Check each line of the material. Copy those containing "chart".

++++++

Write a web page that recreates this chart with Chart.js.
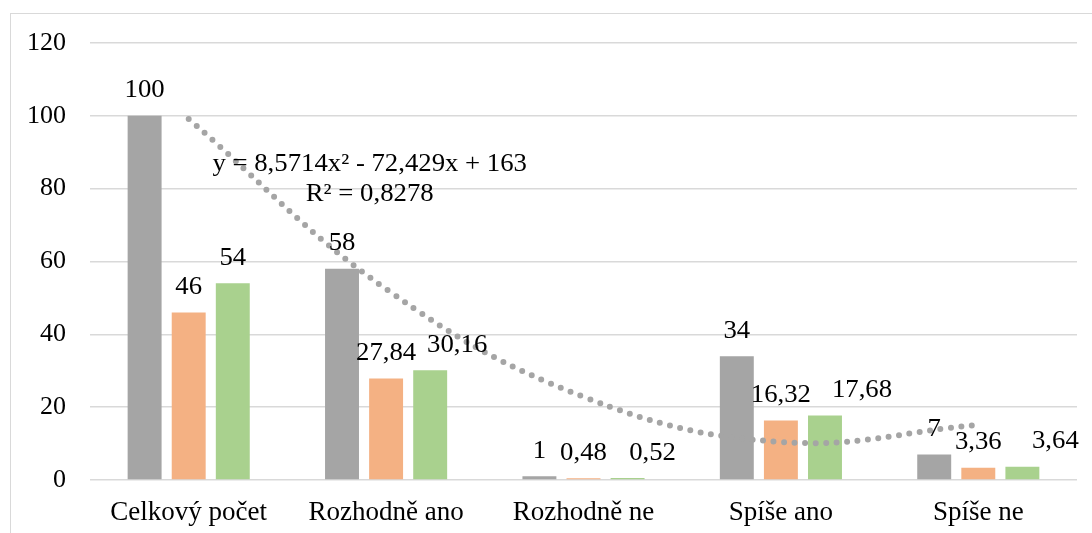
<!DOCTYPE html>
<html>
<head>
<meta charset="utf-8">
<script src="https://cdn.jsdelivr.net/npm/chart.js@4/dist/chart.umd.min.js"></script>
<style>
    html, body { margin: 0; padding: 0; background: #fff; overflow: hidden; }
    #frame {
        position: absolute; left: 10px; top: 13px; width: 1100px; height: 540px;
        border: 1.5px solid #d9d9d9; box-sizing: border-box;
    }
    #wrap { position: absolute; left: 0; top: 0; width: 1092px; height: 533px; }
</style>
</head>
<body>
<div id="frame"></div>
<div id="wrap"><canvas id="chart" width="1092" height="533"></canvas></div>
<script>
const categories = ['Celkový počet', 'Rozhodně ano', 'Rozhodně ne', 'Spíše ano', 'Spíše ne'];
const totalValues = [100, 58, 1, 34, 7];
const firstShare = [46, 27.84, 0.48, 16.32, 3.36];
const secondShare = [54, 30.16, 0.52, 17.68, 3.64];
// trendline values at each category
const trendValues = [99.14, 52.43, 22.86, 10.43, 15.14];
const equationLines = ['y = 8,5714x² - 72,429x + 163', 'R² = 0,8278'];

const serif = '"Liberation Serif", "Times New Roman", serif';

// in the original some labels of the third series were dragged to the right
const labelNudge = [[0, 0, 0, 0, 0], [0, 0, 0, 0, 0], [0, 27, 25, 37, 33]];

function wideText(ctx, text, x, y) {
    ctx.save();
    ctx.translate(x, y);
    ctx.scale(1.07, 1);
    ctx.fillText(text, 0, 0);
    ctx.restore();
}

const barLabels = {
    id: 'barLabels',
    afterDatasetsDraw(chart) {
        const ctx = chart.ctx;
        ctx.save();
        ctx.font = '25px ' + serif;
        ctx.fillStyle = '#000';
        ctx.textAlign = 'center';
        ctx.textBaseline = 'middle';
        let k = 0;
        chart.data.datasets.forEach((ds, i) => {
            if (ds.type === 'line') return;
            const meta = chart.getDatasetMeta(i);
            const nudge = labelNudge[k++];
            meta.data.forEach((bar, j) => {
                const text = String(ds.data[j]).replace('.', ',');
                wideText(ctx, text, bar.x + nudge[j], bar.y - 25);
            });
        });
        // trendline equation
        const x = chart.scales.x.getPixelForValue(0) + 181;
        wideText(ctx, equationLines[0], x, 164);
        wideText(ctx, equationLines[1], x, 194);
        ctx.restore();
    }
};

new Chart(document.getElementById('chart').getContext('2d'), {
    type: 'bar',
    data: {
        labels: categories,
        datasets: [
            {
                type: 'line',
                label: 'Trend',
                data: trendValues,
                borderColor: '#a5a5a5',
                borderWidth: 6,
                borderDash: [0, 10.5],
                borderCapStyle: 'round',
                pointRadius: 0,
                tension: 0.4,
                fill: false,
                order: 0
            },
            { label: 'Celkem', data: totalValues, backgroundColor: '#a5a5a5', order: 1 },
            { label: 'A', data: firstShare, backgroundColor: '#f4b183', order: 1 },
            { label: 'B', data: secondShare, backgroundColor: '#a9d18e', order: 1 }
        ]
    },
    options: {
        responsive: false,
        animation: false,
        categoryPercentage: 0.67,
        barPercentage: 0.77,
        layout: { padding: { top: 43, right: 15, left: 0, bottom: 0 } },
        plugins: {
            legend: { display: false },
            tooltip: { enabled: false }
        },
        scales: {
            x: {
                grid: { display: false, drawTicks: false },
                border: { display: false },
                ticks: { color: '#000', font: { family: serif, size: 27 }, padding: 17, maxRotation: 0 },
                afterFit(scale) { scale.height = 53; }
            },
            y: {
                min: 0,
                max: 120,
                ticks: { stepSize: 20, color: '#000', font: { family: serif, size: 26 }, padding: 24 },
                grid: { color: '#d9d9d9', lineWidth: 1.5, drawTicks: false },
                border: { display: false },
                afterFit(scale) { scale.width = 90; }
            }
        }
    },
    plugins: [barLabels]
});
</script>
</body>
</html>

++++++

→ Reply to the exercise:
Write a web page that recreates this chart with Chart.js.
<script src="https://cdn.jsdelivr.net/npm/chart.js@4/dist/chart.umd.min.js"></script>
<div id="wrap"><canvas id="chart" width="1092" height="533"></canvas></div>
    afterDatasetsDraw(chart) {
        const ctx = chart.ctx;
        chart.data.datasets.forEach((ds, i) => {
            const meta = chart.getDatasetMeta(i);
        const x = chart.scales.x.getPixelForValue(0) + 181;
new Chart(document.getElementById('chart').getContext('2d'), {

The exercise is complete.